Not once, in the original op-ed, did Professor Sheehan or Professor Wilson request a world where they were given carte blanche to say anything without consequence.  To use progressive parlance, Professor Sheehan and Professor Wilson’s article unpacked the problematic nature of asking every student to answer three questions about “cultural awareness,” “sensitivity,” and “bias,”  The professors’ non sequitur of a rebuttal crumbles when readers realize that before the addition of the CATS diversity questions, there was not an epidemic of professors using racial epithets with impunity.
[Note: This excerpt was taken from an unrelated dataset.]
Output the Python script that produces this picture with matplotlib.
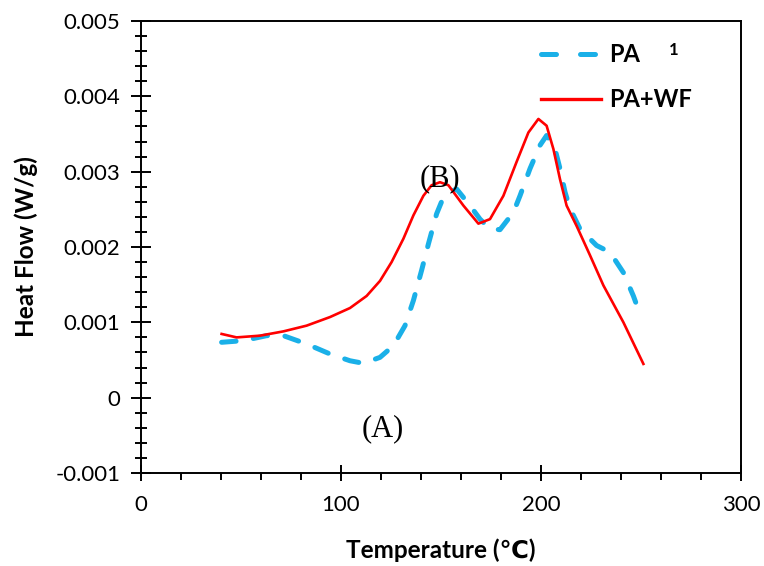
import matplotlib
matplotlib.use("Agg")
import matplotlib.pyplot as plt
from matplotlib.lines import Line2D
from matplotlib.ticker import MultipleLocator, FixedLocator

# PA (dashed blue)
pa_T = [40.3, 51.2, 62.8, 71.2, 82.8, 94.5, 104.5, 111.2, 119.5, 126.2, 132, 136.2, 140.3,
        143.7, 147.8, 151.2, 156.2, 157.8, 164.5, 169.5, 174.5, 179.5, 186.2, 189.5, 194.5,
        199.5, 202.8, 207, 209.5, 212, 214.5, 219.5, 227.8, 234.5, 241.2, 246.2, 249.5]
pa_H = [0.000735, 0.000757, 0.000823, 0.000823, 0.000713, 0.00058, 0.00049, 0.000456,
        0.000535, 0.00069, 0.000956, 0.00129, 0.00169, 0.00204, 0.00244, 0.00266, 0.00275,
        0.00277, 0.00255, 0.00237, 0.00224, 0.00223, 0.00246, 0.00268, 0.00304, 0.00335,
        0.00348, 0.00330, 0.00304, 0.00273, 0.00251, 0.00224, 0.00202, 0.00193, 0.00166,
        0.00135, 0.00111]

# PA+WF (solid red)
wf_T = [40.3, 47.8, 59.5, 71.2, 82.8, 94.5, 104.5, 112.8, 119.5, 125.3, 131.2, 136.2, 141.2,
        145.3, 149.5, 153.7, 158.7, 161.2, 168.7, 174.5, 181.2, 187.8, 193.7, 198.7, 202.8,
        206.2, 209.5, 212.8, 217.8, 224.5, 231.2, 241.2, 251.2]
wf_H = [0.000846, 0.00080, 0.000823, 0.00088, 0.000956, 0.00107, 0.00119, 0.00135, 0.00155,
        0.00180, 0.00211, 0.00242, 0.00268, 0.00282, 0.00286, 0.00282, 0.00264, 0.00255,
        0.00231, 0.00237, 0.00268, 0.00313, 0.00352, 0.00370, 0.00361, 0.00330, 0.00290,
        0.00255, 0.00228, 0.00189, 0.00149, 0.00100, 0.000448]

series_labels = ['PA', 'PA+WF']
x_ticks = [0, 100, 200, 300]
y_ticks = [-0.001, 0, 0.001, 0.002, 0.003, 0.004, 0.005]
y_tick_labels = ["-0.001", "0", "0.001", "0.002", "0.003", "0.004", "0.005"]

BLUE = '#1ab0e8'
RED = '#ff0000'

plt.rcParams['font.family'] = ['Lato', 'DejaVu Sans']

fig = plt.figure(figsize=(7.64, 5.66), dpi=100)
ax = fig.add_axes([141/764, 93/566, 600/764, 452/566])

ax.plot(pa_T, pa_H, color=BLUE, lw=3.6, linestyle=(0, (2.9, 3.5)),
        dash_capstyle='round', solid_joinstyle='round')
ax.plot(wf_T, wf_H, color=RED, lw=1.9, solid_joinstyle='round')

ax.set_xlim(0, 300)
ax.set_ylim(-0.001, 0.005)
ax.xaxis.set_major_locator(FixedLocator(x_ticks))
ax.xaxis.set_minor_locator(MultipleLocator(20))
ax.yaxis.set_major_locator(FixedLocator(y_ticks))
ax.set_yticklabels(y_tick_labels)
ax.yaxis.set_minor_locator(MultipleLocator(0.0002))

for s in ax.spines.values():
    s.set_linewidth(1.4)
    s.set_color('black')

ax.tick_params(axis='both', which='major', direction='inout', length=12, width=1.4,
               labelsize=16, pad=6, colors='black')
ax.tick_params(axis='x', which='minor', direction='out', length=5, width=1.4)
ax.tick_params(axis='y', which='minor', direction='inout', length=9, width=1.4)
ax.tick_params(axis='y', which='major', length=14, pad=8)
ax.tick_params(axis='x', which='major', pad=10)

ax.set_xlabel('Temperature (℃)', fontsize=17.5, fontweight='bold', labelpad=17)
ax.set_ylabel('Heat Flow (W/g)', fontsize=17.5, fontweight='bold', labelpad=12)

h_pa = Line2D([], [], color=BLUE, lw=3.6, linestyle=(0, (3.0, 4.8)), dash_capstyle='round')
h_wf = Line2D([], [], color=RED, lw=2.4)
leg = ax.legend([h_pa, h_wf], series_labels, loc='upper left',
                bbox_to_anchor=(541/764, 1 - 43/566),
                bbox_transform=fig.transFigure, frameon=False,
                prop={'weight': 'bold', 'size': 17}, handlelength=2.55,
                handletextpad=0.35, labelspacing=0.95, borderaxespad=0, borderpad=0)

fig.text(674/764, 1 - 50/566, '1', fontsize=12, fontweight='bold', ha='center', va='center')

ax.text(149.5, 0.00291, '(B)', fontfamily='Liberation Serif', fontsize=22,
        ha='center', va='center')
ax.text(121, -0.00041, '(A)', fontfamily='Liberation Serif', fontsize=22,
        ha='center', va='center')

fig.savefig('out.png', dpi=100)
Unfortunately, the responses to the original article fail to address the issue of the diversity questions.  How is a student in a rigorous math class supposed to respond to a question asking about whether or not his instructor demonstrated cultural awareness, if the only things the professor discussed were antiderivatives and differential equations?  Is a lack of conversation about cultural awareness indicative of bias?  Do we really want students to start looking for different interpretations of professor’s conduct as being insensitive?  Who does that benefit?  Why not ask students if they witnessed the professors engage in any borderline sexually inappropriate behavior?  That has been far more of an epidemic than “bias” in Catholic institutions.

So why are these clearly intelligent and able adults cowering to the perceived mob with their moral preening?  Professors feel that if they adopt the current ideology, that will stave off the thought mob from attacking their perch.  If they keep feeding the mob with their perfunctory noises of contrition, the mob will eat them last.  However, the mob will never be appeased.  What is acceptable and what is unacceptable is moving at a breakneck speed and there will come a day when the vocal respondents will find themselves holding the new “insensitive” opinion, and they too will feel the wrath of the mob.